INTERFAITH SPIRITUALITY: A RE-EVALUATION
Adam Blatner

November 11, 2007

I realized this morning in contemplation-reverie that I have brought a peculiar bias to this endeavor, one that is uncommon, and, I now realize, is in its own way unrealistic! I have sought to establish a line of philosophical coordination, of “tightness,” that I viewed as responding to and resolving a number of problems in this endeavor. This is in turn has been based on my appreciation for Whitehead’s and Hartshorne’s “process philosophy” approach. However, this desire, I now realize, may have a number of psycho-emotional dis-advantages, which may explain why it hasn’t been more successful.

For the great majority of people involved in this endeavor, I think the goal has been the establishment of a workable faith process, and that this is a process that involves a number of less-than-completely-rational elements. This is okay, perhaps even necessary, because life is so complex that rational solutions to most existential dilemmas simply do not exist. There is no way of rationally “working through” such predicaments as the death-loss of a loved one, for example. There are too many non-rational aspects, themes that are best responded to not by thinking through or talking through (rationally), but through art, music, poetry, story-telling, ritual, dance, and plunging in to other aspects of living. The prospect of one’s own mortality is similarly un-resolvable. Whatever intellectual formulation may be used, there are clearly a number of emotional variables that predominate and need to find their own subtle resolution.

A major dynamic in this regard is simply the quantitative filling of life with compensatory images, ideas, and experiences. These are not logical equivalents—that’s where rationality fails—but they do the job. In this sense, if I can create a faith process (emphasize the process element), I may successfully heighten and give added weight to certain symbols, ideas, images, rituals, and other elements that in their aggregate satisfy my unique make-up (i.e., literally thousands of variables involving personal background, interests, abilities, temperament).  (Link to a paper that discusses what I call "aggregate experiences.")

In other words, to cite the lyrics of a popular song from the 1940s by Johnny Mercer, “You got to ack-centuate the positive, ee-liminate the negative, latch on to the affirmative and don’t mess with Mister In-Between.”

A "Tighter" Philosophy?

My preference for process philosophy is that it resolves a number of issues I see prevalent in the areas of religion. What occurred to me is that these rational resolutions are intellectual props that facilitate my own faith process, but that are not really needed by many others. Indeed, their sharpened critique undercut certain complexes of symbols and faith that arise from more chthonic roots. (A friend used that word, “chthonic,” and I had to run to the dictionary: It refers to our groundedness in our roots, our psycho-emotional foundation in smells, sounds, feelings of bonding and allegiance, place, image, and so forth.)

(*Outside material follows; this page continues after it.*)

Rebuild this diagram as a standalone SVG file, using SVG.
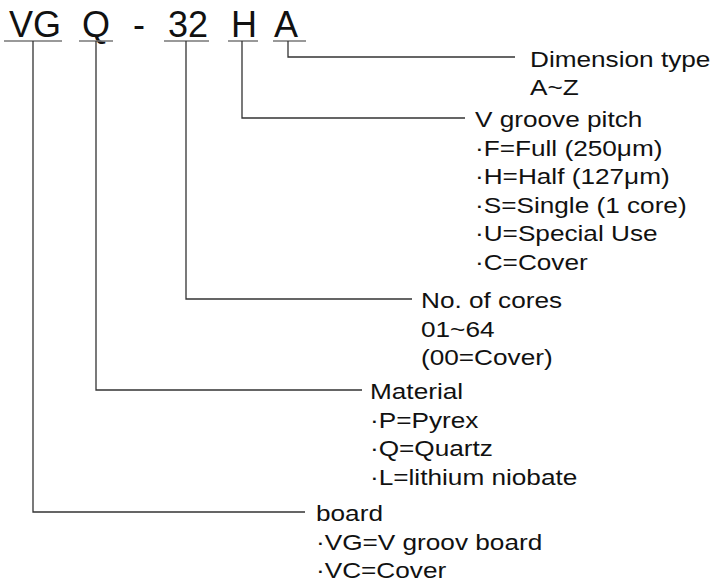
<svg xmlns="http://www.w3.org/2000/svg" width="715" height="583" viewBox="0 0 715 583">
<style>
  .code { font-family: "Liberation Sans", Arial, Helvetica, sans-serif; font-size: 36px; fill: #111; }
  .lbl { font-family: "Liberation Sans", Arial, Helvetica, sans-serif; font-size: 22px; fill: #111; }
  .ul { stroke: #777; stroke-width: 1.5; fill: none; }
  .conn { stroke: #333; stroke-width: 1.3; fill: none; }
</style>
<rect width="715" height="583" fill="#fff"/>
<g id="code">
  <text class="code" x="9" y="37">VG</text>
  <text class="code" x="82" y="37">Q</text>
  <text class="code" x="133" y="37">-</text>
  <text class="code" x="168" y="37">32</text>
  <text class="code" x="231" y="37">H</text>
  <text class="code" x="274" y="37">A</text>
  <line class="ul" x1="4" y1="41" x2="62" y2="41"/>
  <line class="ul" x1="79" y1="41" x2="113" y2="41"/>
  <line class="ul" x1="164" y1="41" x2="209" y2="41"/>
  <line class="ul" x1="228" y1="41" x2="258" y2="41"/>
  <line class="ul" x1="273" y1="41" x2="306" y2="41"/>
</g>
<g id="connectors">
  <polyline class="conn" points="288,41 288,57 515,57"/>
  <polyline class="conn" points="242,41 242,118 465,118"/>
  <polyline class="conn" points="186,41 186,299 412,299"/>
  <polyline class="conn" points="96,41 96,390 362,390"/>
  <polyline class="conn" points="33,41 33,512 305,512"/>
</g>
<g id="dimension" transform="translate(530,0) scale(1.19,1)">
  <text class="lbl" x="0" y="67">Dimension type</text>
  <text class="lbl" x="0" y="95">A~Z</text>
</g>
<g id="pitch" transform="translate(475,0) scale(1.19,1)">
  <text class="lbl" x="0" y="127">V groove pitch</text>
  <text class="lbl" x="0" y="156">·F=Full (250μm)</text>
  <text class="lbl" x="0" y="184">·H=Half (127μm)</text>
  <text class="lbl" x="0" y="213">·S=Single (1 core)</text>
  <text class="lbl" x="0" y="241">·U=Special Use</text>
  <text class="lbl" x="0" y="270">·C=Cover</text>
</g>
<g id="cores" transform="translate(421,0) scale(1.19,1)">
  <text class="lbl" x="0" y="308">No. of cores</text>
  <text class="lbl" x="0" y="337">01~64</text>
  <text class="lbl" x="0" y="365">(00=Cover)</text>
</g>
<g id="material" transform="translate(370,0) scale(1.19,1)">
  <text class="lbl" x="0" y="399">Material</text>
  <text class="lbl" x="0" y="428">·P=Pyrex</text>
  <text class="lbl" x="0" y="456">·Q=Quartz</text>
  <text class="lbl" x="0" y="485">·L=lithium niobate</text>
</g>
<g id="board" transform="translate(316,0) scale(1.19,1)">
  <text class="lbl" x="0" y="521">board</text>
  <text class="lbl" x="0" y="550">·VG=V groov board</text>
  <text class="lbl" x="0" y="578">·VC=Cover</text>
</g>
</svg>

For example, the image of salvation has always seemed problematic. First, it just was not an element in my Jewish background. We weren’t condemned to hell, so didn’t need to be saved. However, on reflection, I opened my mind to the symbolic healing experience of communion, of the sacrifice of Christ, as a personal image-symbol of the reaching into life of a benign, giving force. That I can imagine, and indeed, do imagine—and in my own case, it is far from entirely rational. I imagine angelic forces helping me out—it was a playful myth I began to imagine a decade ago and it continues to become more vivid for me. The basic function operates beyond reason and expresses that faith-ing process I speak of.

There have been other residues of the old traditional theologies that I think can slip into misleading complexes of ideas and personal and political attitudes. Yet I have met too many others who enjoy being half-in and half-out of those religious traditions and don’t seem to be discomfited by this syncretistic activity. They pick what works, what lifts them, what seems most expressive of community values, ethics, celebrations of the cosmos. Each person’s blend is different because that blend expresses the equally unique blending of elements in the person’s unique make-up of qualities.

My previous preference for more rational discussion has thus softened a bit, because I see it now as an expression of my own symbol-system (one which includes a measure of elegant rationality, but is not dominated by it). Others can’t buy into it completely because it’s too grounded in other elements in my makeup, such as my enjoyment of the images of science as part of spirituality. For others without that particular combination, my own philosophy at best can be informative: Folks might find this or that idea of mine adds to their own construction as an ornament or even perhaps one of the supporting elements, and I in turn can open to enjoying and continuing to build into my own developing relationship with the Greater Wholeness images and ideas of others.